What you are asked to do
Transcribe every line exactly and omit anything that is a picture.

Extracted records

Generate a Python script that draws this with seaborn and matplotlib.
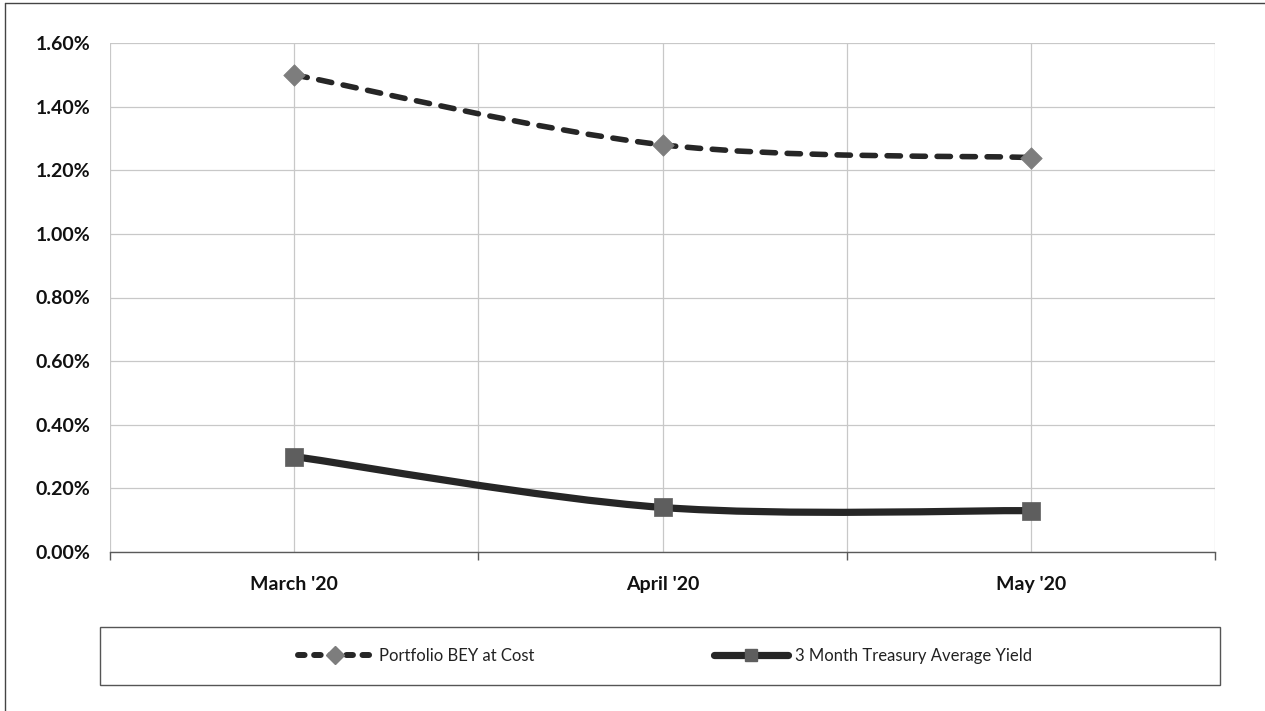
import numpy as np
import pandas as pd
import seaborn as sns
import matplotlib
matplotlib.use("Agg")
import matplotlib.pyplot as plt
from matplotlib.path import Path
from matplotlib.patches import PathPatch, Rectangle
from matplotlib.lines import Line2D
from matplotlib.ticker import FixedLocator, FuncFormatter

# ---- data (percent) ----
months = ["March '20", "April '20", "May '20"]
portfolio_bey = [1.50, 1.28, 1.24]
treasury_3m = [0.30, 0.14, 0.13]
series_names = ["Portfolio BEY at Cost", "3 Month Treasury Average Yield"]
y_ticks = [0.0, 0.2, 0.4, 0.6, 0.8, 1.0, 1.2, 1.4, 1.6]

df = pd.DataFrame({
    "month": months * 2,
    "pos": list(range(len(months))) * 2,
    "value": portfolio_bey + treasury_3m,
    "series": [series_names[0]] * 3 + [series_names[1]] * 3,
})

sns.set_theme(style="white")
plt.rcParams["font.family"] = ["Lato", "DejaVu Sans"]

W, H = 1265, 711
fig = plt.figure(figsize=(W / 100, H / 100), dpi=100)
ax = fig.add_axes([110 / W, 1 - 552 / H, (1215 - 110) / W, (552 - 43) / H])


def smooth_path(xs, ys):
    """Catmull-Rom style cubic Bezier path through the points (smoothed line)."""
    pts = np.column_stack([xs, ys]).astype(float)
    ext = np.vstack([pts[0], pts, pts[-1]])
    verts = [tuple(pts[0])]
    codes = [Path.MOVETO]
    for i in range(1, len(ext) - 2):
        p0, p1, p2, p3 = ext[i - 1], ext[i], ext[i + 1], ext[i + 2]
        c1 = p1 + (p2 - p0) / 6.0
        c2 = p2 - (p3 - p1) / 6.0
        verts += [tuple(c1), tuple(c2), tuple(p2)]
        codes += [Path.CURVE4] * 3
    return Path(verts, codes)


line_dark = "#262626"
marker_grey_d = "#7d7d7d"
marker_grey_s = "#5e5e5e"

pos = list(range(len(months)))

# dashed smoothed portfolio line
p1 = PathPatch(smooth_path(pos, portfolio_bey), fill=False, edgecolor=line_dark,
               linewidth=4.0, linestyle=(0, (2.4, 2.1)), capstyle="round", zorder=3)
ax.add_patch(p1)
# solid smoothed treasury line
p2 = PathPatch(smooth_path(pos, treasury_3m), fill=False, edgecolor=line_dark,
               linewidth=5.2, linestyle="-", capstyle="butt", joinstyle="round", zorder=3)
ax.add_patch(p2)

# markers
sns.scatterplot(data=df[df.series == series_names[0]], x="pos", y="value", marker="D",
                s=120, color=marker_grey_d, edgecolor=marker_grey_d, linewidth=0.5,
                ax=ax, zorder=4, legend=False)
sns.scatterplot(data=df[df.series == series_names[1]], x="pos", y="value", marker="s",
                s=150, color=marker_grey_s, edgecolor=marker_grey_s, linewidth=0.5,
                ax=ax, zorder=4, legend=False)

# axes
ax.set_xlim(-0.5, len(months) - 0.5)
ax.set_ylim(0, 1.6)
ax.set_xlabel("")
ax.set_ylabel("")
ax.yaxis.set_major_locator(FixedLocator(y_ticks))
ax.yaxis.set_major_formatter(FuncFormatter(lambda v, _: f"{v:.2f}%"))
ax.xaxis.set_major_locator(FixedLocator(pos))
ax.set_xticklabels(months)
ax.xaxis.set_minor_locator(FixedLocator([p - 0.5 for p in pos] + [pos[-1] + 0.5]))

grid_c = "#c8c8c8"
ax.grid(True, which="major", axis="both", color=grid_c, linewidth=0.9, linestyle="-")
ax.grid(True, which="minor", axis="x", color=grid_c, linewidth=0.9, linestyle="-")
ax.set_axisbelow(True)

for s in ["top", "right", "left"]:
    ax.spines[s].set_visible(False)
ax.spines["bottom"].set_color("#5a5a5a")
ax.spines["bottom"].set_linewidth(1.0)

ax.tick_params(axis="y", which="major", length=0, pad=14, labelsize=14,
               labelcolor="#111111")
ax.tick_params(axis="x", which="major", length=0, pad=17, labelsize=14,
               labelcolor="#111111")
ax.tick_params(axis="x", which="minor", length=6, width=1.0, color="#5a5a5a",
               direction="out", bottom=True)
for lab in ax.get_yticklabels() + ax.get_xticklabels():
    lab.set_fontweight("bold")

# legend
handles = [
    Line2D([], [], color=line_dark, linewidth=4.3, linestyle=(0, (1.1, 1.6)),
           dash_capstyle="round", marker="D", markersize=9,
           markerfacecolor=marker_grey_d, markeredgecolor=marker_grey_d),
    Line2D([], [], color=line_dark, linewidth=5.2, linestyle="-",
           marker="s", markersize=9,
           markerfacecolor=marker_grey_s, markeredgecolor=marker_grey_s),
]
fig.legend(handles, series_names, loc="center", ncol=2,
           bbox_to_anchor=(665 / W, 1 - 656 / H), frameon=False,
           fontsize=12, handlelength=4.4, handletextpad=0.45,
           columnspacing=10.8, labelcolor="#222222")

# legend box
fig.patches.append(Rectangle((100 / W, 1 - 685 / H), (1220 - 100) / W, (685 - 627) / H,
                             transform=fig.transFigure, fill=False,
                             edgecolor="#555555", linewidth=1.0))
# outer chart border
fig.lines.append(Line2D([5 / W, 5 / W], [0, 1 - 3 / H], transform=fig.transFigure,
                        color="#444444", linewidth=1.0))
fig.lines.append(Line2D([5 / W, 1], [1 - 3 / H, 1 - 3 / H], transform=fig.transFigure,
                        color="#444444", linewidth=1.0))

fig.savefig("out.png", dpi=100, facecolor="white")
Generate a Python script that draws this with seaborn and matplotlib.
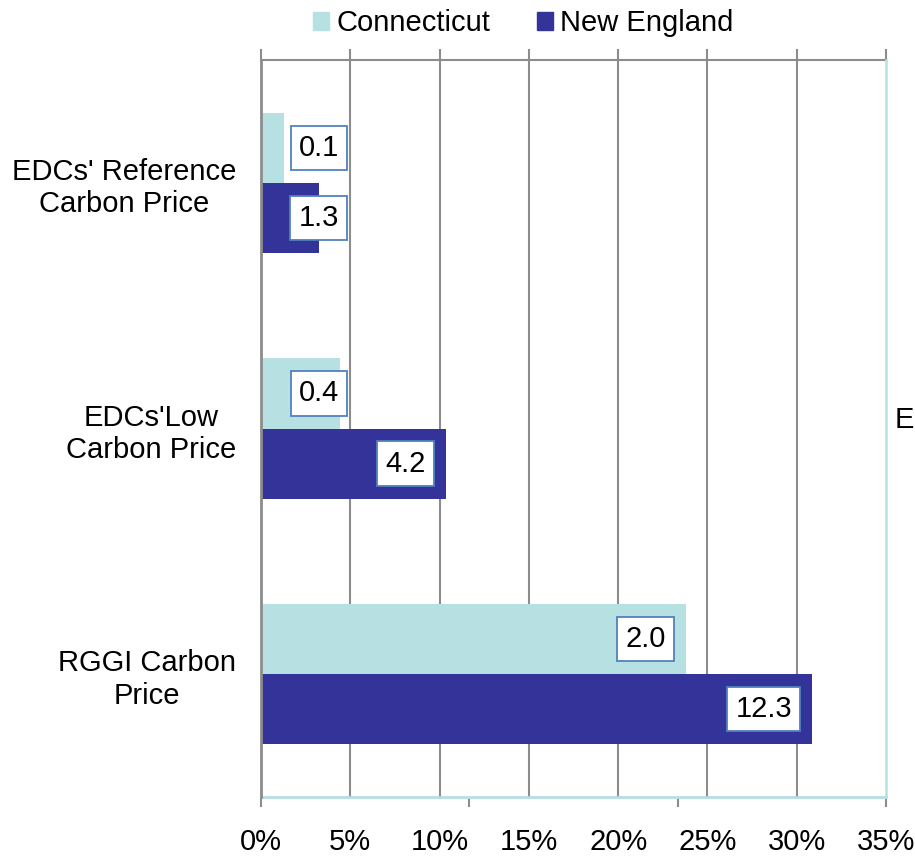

Completed task
Generate a Python script that draws this with seaborn and matplotlib.
import numpy as np
import pandas as pd
import seaborn as sns
import matplotlib
matplotlib.use("Agg")
import matplotlib.pyplot as plt
from matplotlib.path import Path
from matplotlib.patches import PathPatch, Rectangle
from matplotlib.lines import Line2D
from matplotlib.ticker import FixedLocator, FuncFormatter

# ---- data (percent) ----
months = ["March '20", "April '20", "May '20"]
portfolio_bey = [1.50, 1.28, 1.24]
treasury_3m = [0.30, 0.14, 0.13]
series_names = ["Portfolio BEY at Cost", "3 Month Treasury Average Yield"]
y_ticks = [0.0, 0.2, 0.4, 0.6, 0.8, 1.0, 1.2, 1.4, 1.6]

df = pd.DataFrame({
    "month": months * 2,
    "pos": list(range(len(months))) * 2,
    "value": portfolio_bey + treasury_3m,
    "series": [series_names[0]] * 3 + [series_names[1]] * 3,
})

sns.set_theme(style="white")
plt.rcParams["font.family"] = ["Lato", "DejaVu Sans"]

W, H = 1265, 711
fig = plt.figure(figsize=(W / 100, H / 100), dpi=100)
ax = fig.add_axes([110 / W, 1 - 552 / H, (1215 - 110) / W, (552 - 43) / H])


def smooth_path(xs, ys):
    """Catmull-Rom style cubic Bezier path through the points (smoothed line)."""
    pts = np.column_stack([xs, ys]).astype(float)
    ext = np.vstack([pts[0], pts, pts[-1]])
    verts = [tuple(pts[0])]
    codes = [Path.MOVETO]
    for i in range(1, len(ext) - 2):
        p0, p1, p2, p3 = ext[i - 1], ext[i], ext[i + 1], ext[i + 2]
        c1 = p1 + (p2 - p0) / 6.0
        c2 = p2 - (p3 - p1) / 6.0
        verts += [tuple(c1), tuple(c2), tuple(p2)]
        codes += [Path.CURVE4] * 3
    return Path(verts, codes)


line_dark = "#262626"
marker_grey_d = "#7d7d7d"
marker_grey_s = "#5e5e5e"

pos = list(range(len(months)))

# dashed smoothed portfolio line
p1 = PathPatch(smooth_path(pos, portfolio_bey), fill=False, edgecolor=line_dark,
               linewidth=4.0, linestyle=(0, (2.4, 2.1)), capstyle="round", zorder=3)
ax.add_patch(p1)
# solid smoothed treasury line
p2 = PathPatch(smooth_path(pos, treasury_3m), fill=False, edgecolor=line_dark,
               linewidth=5.2, linestyle="-", capstyle="butt", joinstyle="round", zorder=3)
ax.add_patch(p2)

# markers
sns.scatterplot(data=df[df.series == series_names[0]], x="pos", y="value", marker="D",
                s=120, color=marker_grey_d, edgecolor=marker_grey_d, linewidth=0.5,
                ax=ax, zorder=4, legend=False)
sns.scatterplot(data=df[df.series == series_names[1]], x="pos", y="value", marker="s",
                s=150, color=marker_grey_s, edgecolor=marker_grey_s, linewidth=0.5,
                ax=ax, zorder=4, legend=False)

# axes
ax.set_xlim(-0.5, len(months) - 0.5)
ax.set_ylim(0, 1.6)
ax.set_xlabel("")
ax.set_ylabel("")
ax.yaxis.set_major_locator(FixedLocator(y_ticks))
ax.yaxis.set_major_formatter(FuncFormatter(lambda v, _: f"{v:.2f}%"))
ax.xaxis.set_major_locator(FixedLocator(pos))
ax.set_xticklabels(months)
ax.xaxis.set_minor_locator(FixedLocator([p - 0.5 for p in pos] + [pos[-1] + 0.5]))

grid_c = "#c8c8c8"
ax.grid(True, which="major", axis="both", color=grid_c, linewidth=0.9, linestyle="-")
ax.grid(True, which="minor", axis="x", color=grid_c, linewidth=0.9, linestyle="-")
ax.set_axisbelow(True)

for s in ["top", "right", "left"]:
    ax.spines[s].set_visible(False)
ax.spines["bottom"].set_color("#5a5a5a")
ax.spines["bottom"].set_linewidth(1.0)

ax.tick_params(axis="y", which="major", length=0, pad=14, labelsize=14,
               labelcolor="#111111")
ax.tick_params(axis="x", which="major", length=0, pad=17, labelsize=14,
               labelcolor="#111111")
ax.tick_params(axis="x", which="minor", length=6, width=1.0, color="#5a5a5a",
               direction="out", bottom=True)
for lab in ax.get_yticklabels() + ax.get_xticklabels():
    lab.set_fontweight("bold")

# legend
handles = [
    Line2D([], [], color=line_dark, linewidth=4.3, linestyle=(0, (1.1, 1.6)),
           dash_capstyle="round", marker="D", markersize=9,
           markerfacecolor=marker_grey_d, markeredgecolor=marker_grey_d),
    Line2D([], [], color=line_dark, linewidth=5.2, linestyle="-",
           marker="s", markersize=9,
           markerfacecolor=marker_grey_s, markeredgecolor=marker_grey_s),
]
fig.legend(handles, series_names, loc="center", ncol=2,
           bbox_to_anchor=(665 / W, 1 - 656 / H), frameon=False,
           fontsize=12, handlelength=4.4, handletextpad=0.45,
           columnspacing=10.8, labelcolor="#222222")

# legend box
fig.patches.append(Rectangle((100 / W, 1 - 685 / H), (1220 - 100) / W, (685 - 627) / H,
                             transform=fig.transFigure, fill=False,
                             edgecolor="#555555", linewidth=1.0))
# outer chart border
fig.lines.append(Line2D([5 / W, 5 / W], [0, 1 - 3 / H], transform=fig.transFigure,
                        color="#444444", linewidth=1.0))
fig.lines.append(Line2D([5 / W, 1], [1 - 3 / H, 1 - 3 / H], transform=fig.transFigure,
                        color="#444444", linewidth=1.0))

fig.savefig("out.png", dpi=100, facecolor="white")
Generate a Python script that draws this with seaborn and matplotlib.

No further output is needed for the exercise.